With the Gulf War, we got regular updates on the situation, although the media's coverage of the campaign was somewhat controlled by the military. I remember seeing a lot of information about that war, but I don't recall to what extent it dominated the air waves.

Now, however, it's hard to find anything but coverage of the war on the TV. Sure, many cable stations (obviously not CNN) are going about their regular broadcasts, most of the time, but the major networks have thrown their schedules into the proverbial cocked hat (which isn't exactly earth-shattering since they have recently taken up the habit of throwing programs all over their schedules as if on pure whim, anyway). I admit to watching quite a bit of the news on the war, particularly in those heady first days of the conflict.

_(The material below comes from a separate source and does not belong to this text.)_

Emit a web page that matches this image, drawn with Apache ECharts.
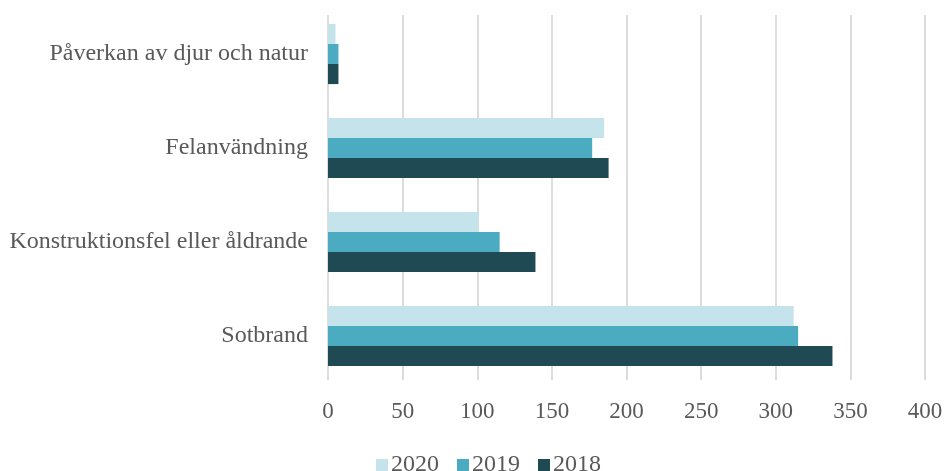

But, for me, the excitement quickly faded. It seems the networks are bent on turning the war coverage into the ultimate "reality" show which, like all the previews of "reality" shows I have been unfortunate enough to view, gets very boring, very quickly. I have always aspired to the axiom that goes something like this: "If you've got something to say, say it and shut up. If you haven't got anything to say, don't say it." As frustrating as it can be, there is only so much news about the war. Tanks can only move so fast. Troops have to stop and get some sleep, some time. Planes have to be refueled and re armed. In short, 24 hour coverage means about 1 hour's worth of real news and 23 hours of repetition and drivel.

I know one of the problems is the necessity of keeping some information secret for military purposes - and I have no problem with that. Still, if you are going to display a map, display a map with some useful information on it - or don't bother. With all the coverage, I have never had a clear idea of what advances the coalition forces have made. But on the other hand, I have heard the same reports over and over again. I am drowning in a sea of minutiae with no clear idea of the "big picture". I can't see the forest for the trees.

Now every single soldier's life is important. But I have never subscribed to the notion that I have to share in an individual's pain. I know, that if I were unfortunate enough to suffer a personal loss, the last thing I would want is to have some moron sticking a microphone in my face and asking me how I'm feeling. But this is what "modern" news reporting has degenerated into. I feel for everyone's loss, but I think they should have the right to grieve in private. On a more objective (but somewhat callous) view: have you ever, ever heard anyone interviewed after a great personal loss or, for that matter, personal triumph, who has said anything significant; anything that somehow made the situation better? I certainly haven't. Violating a person's privacy in search of a few seconds' worth of a "sound bite" that adds nothing to the story is a travesty.

It is somewhat remarkable to get live reports from correspondents traveling with military forces; but how much significant news do they report? It is true that they brings us a better sense of the "flavor", if you will, of modern warfare - but real hard news? Not all that much. The networks are treading a fine line between providing the news as completely as possible to anyone whenever anyone wants it and over kill. The saying is "Familiarity breeds contempt" ("Contempt" here doesn't really mean loathing or hatred; it means disinterest, or perhaps, better, insensitivity.) The more we are exposed to anything, the more insensitive we tend to become. In some fields, such as police work, emergency services, or the military, some level of insensitivity is inevitable; it is necessary to preserve one's sanity. Yet, if one becomes completely insensitized to the plights of others, one can not do one's job effectively or humanely. So, too, if we, the people, become insensitized, through media over kill, we will withdraw ourselves from the war. It will become dehumanized. It will lose its meaning. We will be less able to effectively and humanely deal with the issue at hand.

I started out with the idea that the war coverage was becoming boring. Perhaps boring wasn't the right word. Perhaps I am already becoming insensitized. That would be a shame.